8. Wurde versucht, den Beschuldigten in einer psychiatrischen Einrichtung unterzubringen?
9. Wie oft und wann wurde der Beschuldigte seit seiner Einreise nach Österreich wegen der Begehung einer Straftat angezeigt?
10. Wurden Verfahren gegen den Beschuldigten vom Staatsanwalt, somit vor Erhebung einer Anklage, diversionell erledigt?
11. Wurde der Beschuldigte vor dem gegenständlichen Fall in Österreich angeklagt?
12. Hinsichtlich welcher Delikte wird derzeit gegen den Beschuldigten ermittelt?
13. Warum wurde die Attacke vom 2. Juni 2015, die der Beschuldigte ebenfalls mit einer Eisenstange durchgeführt hat und bei welcher das Opfer „nur“ eine Verletzung davongetragen hat, nur als ein Fall von Kleinkriminalität qualifiziert?
14. Hat die Staatsanwaltschaft zu irgendeinem Zeitpunkt einen Antrag auf Verhängung der U-Haft über den Beschuldigten gestellt?
15. Hat der vor dem gegenständlichen Fall gegen den Beschuldigten ermittelnde Staatsanwalt die Setzung von Maßnahmen unterlassen, zu denen er gesetzlich verpflichtet gewesen wäre?
16. Wird wegen der Unterlassung des Setzens gebotener Maßnahmen gegen den vor dem gegenständlichen Fall gegen den Beschuldigten ermittelnden Staatsanwalt nun ein Ermittlungsverfahren geführt?
17. Hat tatsächlich ein Polizist am 22. März 2016 oder an einem anderen Tag eine Nachricht mit dem sinngemäßen Inhalt „Sehr geehrte Frau Staatsanwältin! Ich ersuche um einen Arbeitsauftrag! [hinsichtlich des Kenianers, weil dieser wegen räuberischen Diebstahls und anderer Delikte dringend verdächtig war]“ an die Staatsanwaltschaft übermittelt und um die Stellung eines Antrags auf Verhängung der U-Haft über den nunmehr Beschuldigten gebeten bzw. zu dieser geraten?

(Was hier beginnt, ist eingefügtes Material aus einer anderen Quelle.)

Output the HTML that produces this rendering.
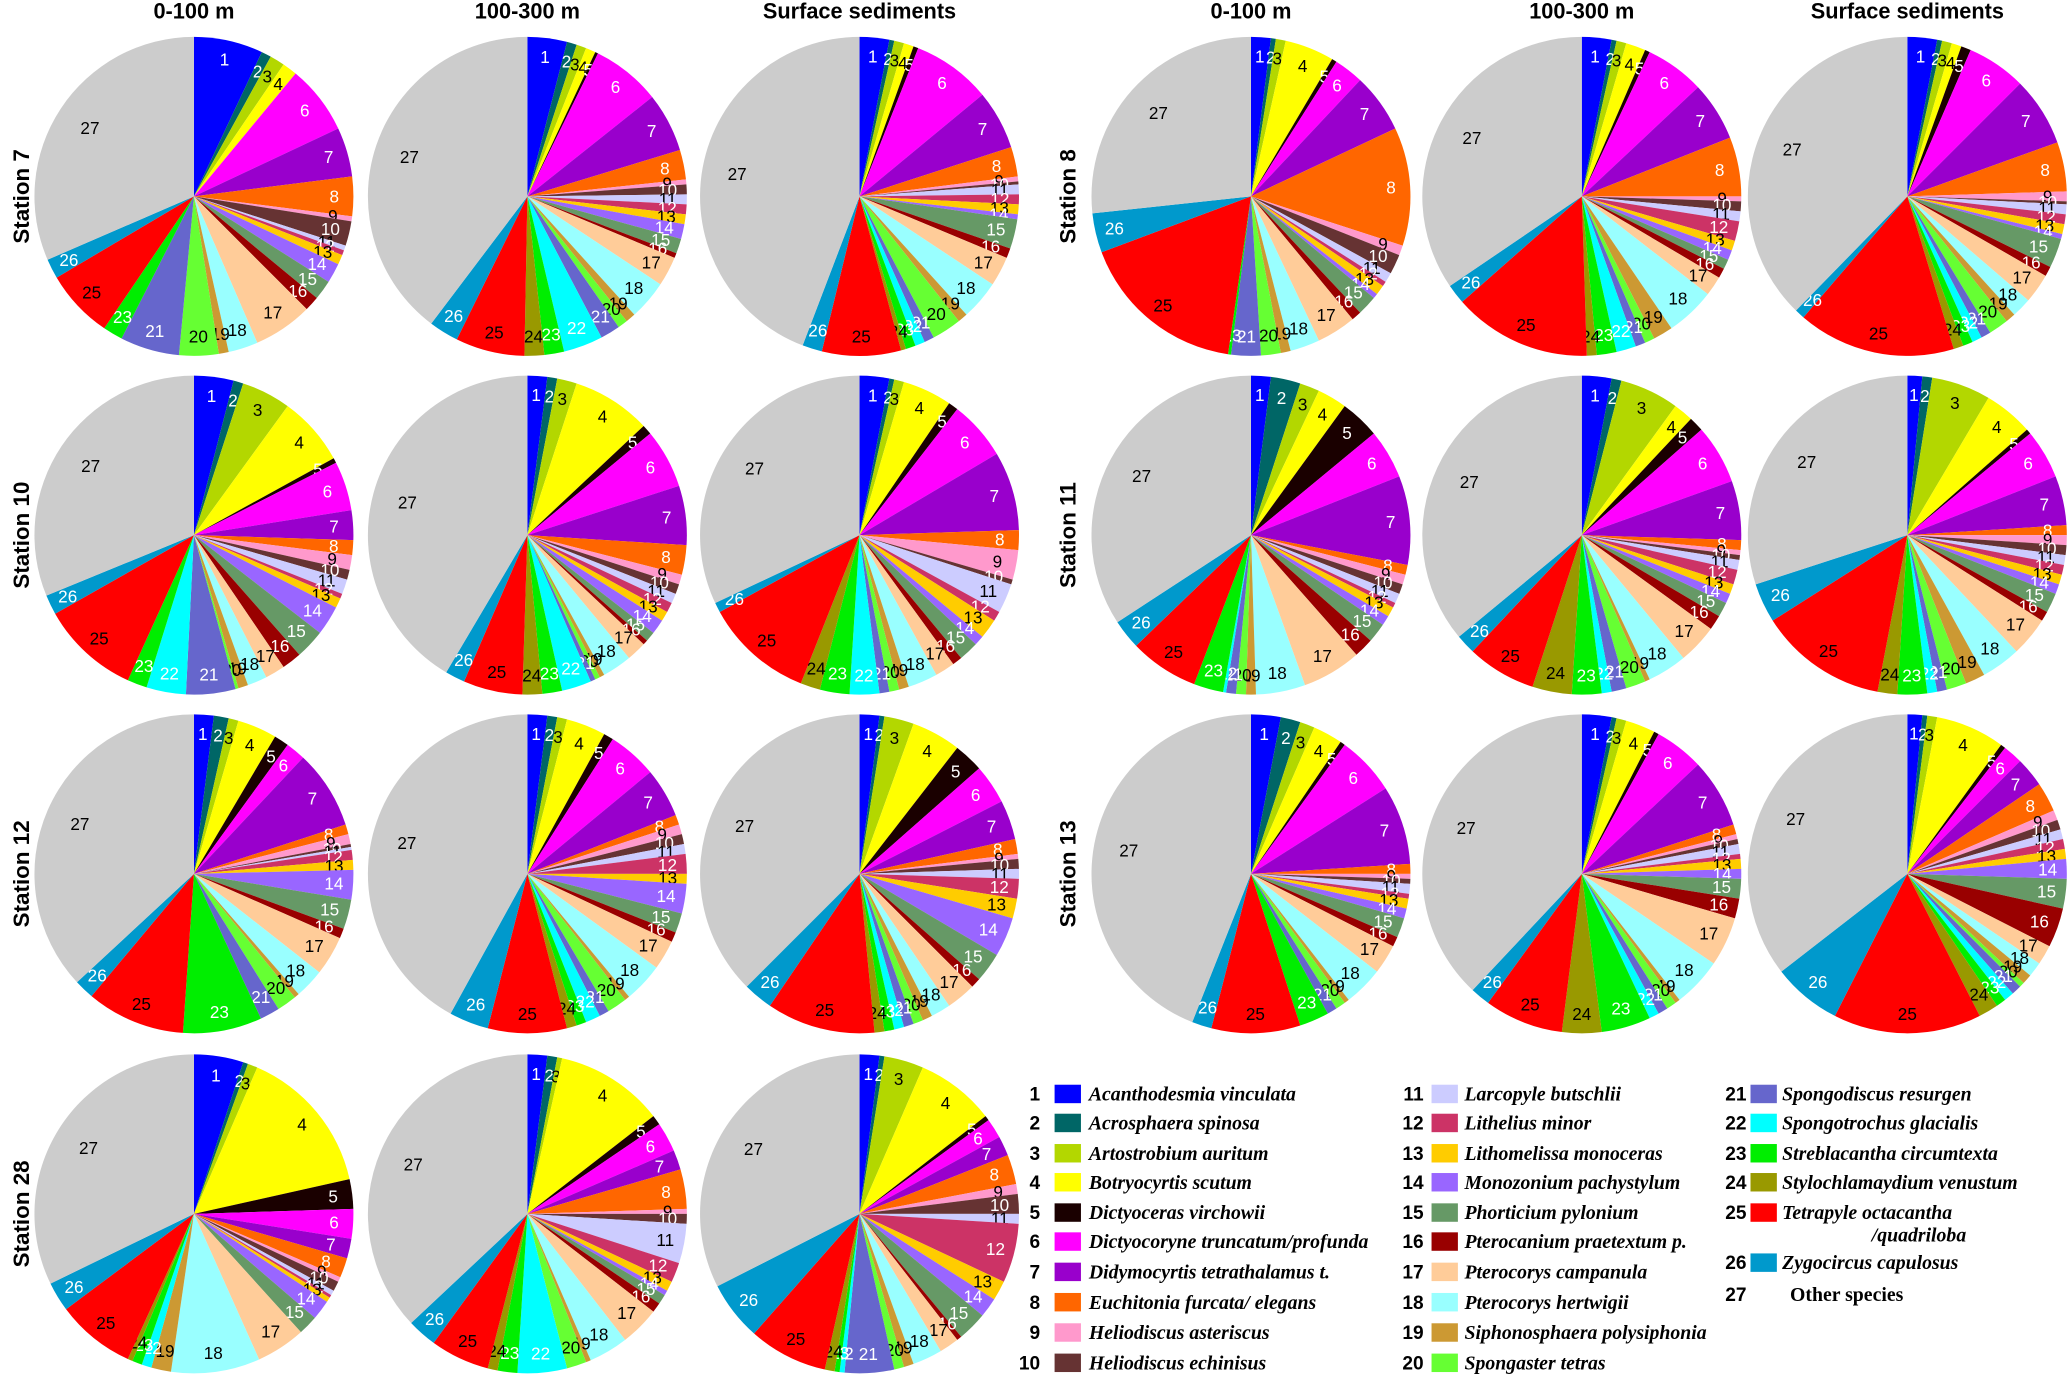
<!DOCTYPE html>
<html><head><meta charset="utf-8">
<style>
html,body{margin:0;padding:0;background:#fff;}
svg{display:block;}
.hdr{font-family:"Liberation Sans",sans-serif;font-weight:bold;font-size:16.5px;text-anchor:middle;}
.st{font-family:"Liberation Sans",sans-serif;font-weight:bold;font-size:17px;text-anchor:middle;}
.lbl{font-family:"Liberation Sans",sans-serif;font-size:13px;text-anchor:middle;dominant-baseline:central;}
.lnum{font-family:"Liberation Sans",sans-serif;font-size:14.5px;font-weight:bold;}
.ltxt{font-family:"Liberation Serif",serif;font-style:italic;font-weight:bold;font-size:15px;}
</style></head>
<body>
<svg id="chart" width="2067" height="1376" viewBox="0 0 1568 1044" xmlns="http://www.w3.org/2000/svg"></svg>
<script>
const speciesNames = ["Acanthodesmia vinculata","Acrosphaera spinosa","Artostrobium auritum","Botryocyrtis scutum","Dictyoceras virchowii","Dictyocoryne truncatum/profunda","Didymocyrtis  tetrathalamus t.","Euchitonia furcata/ elegans","Heliodiscus asteriscus","Heliodiscus echinisus","Larcopyle butschlii","Lithelius minor","Lithomelissa monoceras","Monozonium pachystylum","Phorticium pylonium","Pterocanium praetextum p.","Pterocorys campanula","Pterocorys hertwigii","Siphonosphaera polysiphonia","Spongaster tetras","Spongodiscus resurgen","Spongotrochus glacialis","Streblacantha circumtexta","Stylochlamaydium venustum","Tetrapyle octacantha","Zygocircus capulosus","Other species"];
const colors = ["#0000ff","#006666","#b3d700","#ffff00","#1a0000","#ff00ff","#9900cc","#ff6600","#ff99cc","#663333","#ccccff","#cc3366","#ffcc00","#9966ff","#669966","#990000","#ffcc99","#99ffff","#cc9933","#66ff33","#6666cc","#00ffff","#00ee00","#999900","#ff0000","#0099cc","#cccccc"];
const whiteLabels = [1,2,5,6,7,8,10,12,14,15,16,21,22,23,26];
const depths = ["0-100 m","100-300 m","Surface sediments"];
const s7a=[7,1,1.5,1.5,0,7,5,4,0.5,2.5,0.5,0.5,1,2,2,1.5,6,3,1,4,6,0,2,0,7,2,31.5];
const s7b=[4,1,1,1,0.3,7,6,3,0.5,1,1,1,1,1.5,1.5,0.5,3,4,1,1,2,4,2,2,7,3,39.7];
const s7c=[3,0.5,1,1,0.5,8,6,3,0.5,0.3,1,1,1,0.5,3,1,3,4,1,3,1,1,1,0.5,8,2,44.2];
const s10a=[4,1,5,7,0.5,5,3,1.5,1.5,1,1.5,0.5,1,3,3,2,2,2,1,0.3,5,4,2,0,10,2,31.2];
const s10b=[2,1,2,8,1,6,6,3,1,1,1,1,1,1.5,1,0.5,2,3,0.5,0.5,0.5,3,2,2,6,2,41.5];
const s10c=[3,0.5,1,5,1,6,8,2,3,0.5,3,1,2,1,2,1,2,3,1,1,1,3,3,2,11,1,32];
const s12a=[2,1.5,1,4,1.5,2,8,1,1,0.3,0.3,1,1,3,3,1,4,3,0.5,2,2,0,8,0,10,2,36.9];
const s12b=[2,1,1,4,1,5,5,1,1,1,1,2,1,3,2,1,3,4,0.5,2,1,1.5,1,1,8,4,42];
const s12c=[2,0.5,3,5,3,4,4,1.5,0.5,1,1,2,2,4,3,1,3,2,1,1,1,1,1,1,11,3,37.5];
const s28a=[5,0.5,1,15,3,3,2,2,0.5,1,0.5,0.3,0.5,2,2,0,5,9,2,0,0,1,1,0.5,8,3,32.2];
const s28b=[2,1,0.5,11,1,3,2,4,0.5,1,4,2,1,0.5,1,1,4,4,0.5,2,0,5,2,1,6,3,37];
const s28c=[2,0.5,4,8,0.5,2,2,3,1,2,1,6,2,2,3,0.5,2,3,1,1,5,0.5,0.5,1,8,6,32.5];
const s8a=[2,0.5,1,5,0.5,3,6,12,1,2,1,0.5,1,0.5,2,1,4,3,1,2,3,0,0.3,0,17,4,26.7];
const s8b=[3,0.5,1,2,0.5,6,6,6,0.5,1,1,2,1,1,1,1,2,5,2,1,1,2,2,1,14,2,34.5];
const s8c=[3,0.5,1,1,1,6,7,5,1,0.3,1,1,1,0.5,3,1,3,2,1,2,1,1,1,1,16,1,37.7];
const s11a=[2,3,2,3,4,5,9,1,1,1,1,0.5,1,1,2,2,6,5,1,1,1,0.3,3,0,7,3,34.2];
const s11b=[3,1,6,2,1.5,6,6,1,0.5,0.5,1,1.5,1,1,1.5,1.5,4,4,0.5,2,1.5,1,3,4,7,2,36];
const s11c=[1.5,1,6,5,0.5,5,5,1,1,1,1,1,1,1,2,1,4,4,2,2,1,1,3,2,13,4,30];
const s13a=[3,2,1.5,3,0.5,6,8,1,0.5,0.5,1,0.5,1,1,2,1,3,4,0.5,1,1,0,3,0,9,2,44];
const s13b=[3,0.5,1,3,0.5,5,7,1,0.5,0.5,1,0.5,1,1,2,2,5,5,0.5,1,1,1,5,4,8,2,38];
const s13c=[1.5,0.5,1,7,0.5,2,3,3,1,1,1,1,1,2,3,4,2,1.5,1,0.5,1,1,1,2,15,7,35.5];

const pies=[
 {id:"station-7",d:[s7a,s7b,s7c],g:0,r:0},{id:"station-10",d:[s10a,s10b,s10c],g:0,r:1},
 {id:"station-12",d:[s12a,s12b,s12c],g:0,r:2},{id:"station-28",d:[s28a,s28b,s28c],g:0,r:3},
 {id:"station-8",d:[s8a,s8b,s8c],g:1,r:0},{id:"station-11",d:[s11a,s11b,s11c],g:1,r:1},
 {id:"station-13",d:[s13a,s13b,s13c],g:1,r:2}];
const NS="http://www.w3.org/2000/svg";
const svg=document.getElementById('chart');
function mk(tag,attrs,parent){const e=document.createElementNS(NS,tag);for(const k in attrs)e.setAttribute(k,attrs[k]);(parent||svg).appendChild(e);return e;}
const colX=[[147,400,652],[949,1200,1447]];
const rowY=[149,406,663,921];
const R=121;
for(let g=0;g<2;g++)for(let c=0;c<3;c++){
  const t=mk('text',{class:'hdr',x:colX[g][c],y:14});
  
  
  t.textContent=depths[c];
}
const stMap={"station-7":"Station 7","station-10":"Station 10","station-12":"Station 12","station-28":"Station 28","station-8":"Station 8","station-11":"Station 11","station-13":"Station 13"};
function pt(cx,cy,r,a){return [cx+r*Math.sin(a),cy-r*Math.cos(a)];}
pies.forEach(p=>{
  const cy=rowY[p.r];
  const sx=p.g===0?16:810;
  const st=mk('text',{class:'st',x:sx,y:cy,transform:`rotate(-90 ${sx} ${cy})`,'dominant-baseline':'central'});
  
  
  st.textContent=stMap[p.id];
  p.d.forEach((vals,c)=>{
    const cx=colX[p.g][c];
    const grp=mk('g',{});
    
    
    const tot=vals.reduce((a,b)=>a+b,0);
    let acc=0;
    vals.forEach((v,i)=>{
      if(v<=0){return;}
      const a0=acc/tot*2*Math.PI, a1=(acc+v)/tot*2*Math.PI; acc+=v;
      const [x0,y0]=pt(cx,cy,R,a0),[x1,y1]=pt(cx,cy,R,a1);
      const large=(a1-a0)>Math.PI?1:0;
      const path=mk('path',{d:`M${cx},${cy}L${x0},${y0}A${R},${R} 0 ${large} 1 ${x1},${y1}Z`,fill:colors[i]},grp);
      
      
      const am=(a0+a1)/2;
      const lr=i===26?R*0.78:R*0.88;
      const [lx,ly]=pt(cx,cy,lr,am);
      const t=mk('text',{class:'lbl',x:lx,y:ly,fill:whiteLabels.includes(i+1)?'#fff':'#000'},grp);
      
      
      t.textContent=String(i+1);
    });
  });
});
const legCols=[{n:789,s:800,t:826},{n:1080,s:1086,t:1111},{n:1325,s:1328,t:1352}];
const legY=[830,852,875,897,920,942,965,988,1011,1034];
const legY3=[830,852,875,897,920,958,982];
for(let i=0;i<27;i++){
  const col=i<10?0:(i<20?1:2);
  const idx=i<10?i:(i<20?i-10:i-20);
  const y=col===2?legY3[idx]:legY[idx];
  const L=legCols[col];
  const g=mk('g',{});
  
  
  const n=mk('text',{class:'lnum',x:L.n,y:y+5,'text-anchor':'end'},g);
  n.textContent=String(i+1);
  if(i<26){mk('rect',{x:L.s,y:y-7,width:20,height:14,fill:colors[i]},g);}
  const t=mk('text',{class:'ltxt',x:i<26?L.t:L.t+6,y:y+5},g);
  if(i===26){t.style.fontStyle='normal';}
  if(i===24){
    t.textContent='Tetrapyle octacantha';
    const t2=mk('text',{class:'ltxt',x:L.t+68,y:y+22},g);
    t2.textContent='/quadriloba';
  } else t.textContent=speciesNames[i];
}
</script>
</body></html>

18. Welche Umstände schließen bei einem verurteilten Serientäter, der nach seiner Verurteilung wieder straffällig geworden ist und daher unter anderem des räuberischen Diebstahls, der gefährlichen Drohung, des Widerstandes gegen die Staatsgewalt und der Körperverletzung dringend tatverdächtig ist und der über keinen festen Aufenthalt, kein Einkommen und keinen gültigen Aufenthaltstitel verfügt, das Vorliegen von Haftgründen (iSd § 173 StPO), insbesondere jenen der Flucht- und Verdunkelungsgefahr aus?
19. Ist Österreich, vor dem Hintergrund, dass der Begriff des Privatlebens (Art 8 EMRK) nach der Judikatur des EGMR die körperliche und seelische Integrität einer Person umfasst und die Staaten eine positive Verpflichtung trifft, eine Verletzung derselben durch andere zu verhindern, wenn die öffentliche Hand davon wusste oder wissen musste, seinen sich aus der EMRK ergebenden Verpflichtungen nachgekommen?
20. Sehen Sie Reformbedarf im Bereich des JGG, insbesondere hinsichtlich der Bestimmungen betreffend junge Erwachsene?
21. Beabsichtigen Sie bei ausländischen Straftätern den Verlust der Aufenthaltsberechtigung und die Abschiebung als Nebenstrafe einzuführen?
22. Welche Normen dienen der Hintanhaltung einer allfälligen Untätigkeit eines Staatsanwaltes?
23. Welche konkreten Maßnahmen werden Sie ergreifen, um eine wiederholte Untätigkeit der Staatsanwaltschaft zu verhindern?
24. Werden Sie aufgrund des mutmaßlichen Mordes und seiner Begleitumstände Reformen in Ihrem Ressort durchführen?
25. Werden Sie aufgrund des mutmaßlichen Mordes und seiner Begleitumstände gemeinsam mit anderen Ministern Reformen durchführen?
26. Werden Sie die Schnittstellen Polizei-Staatsanwaltschaft und Polizei-psychiatrische Einrichtungen verbessern?
27. Warum wird der „Sicherheitsmonitor“ nicht öffentlich gemacht?
In formeller Hinsicht wird ersucht, diese Anfrage gem. § 93 Abs. 2 GOG-NR dringlich zu behandeln und dem Erstfragesteller die Gelegenheit zur mündlichen Begründung zu geben.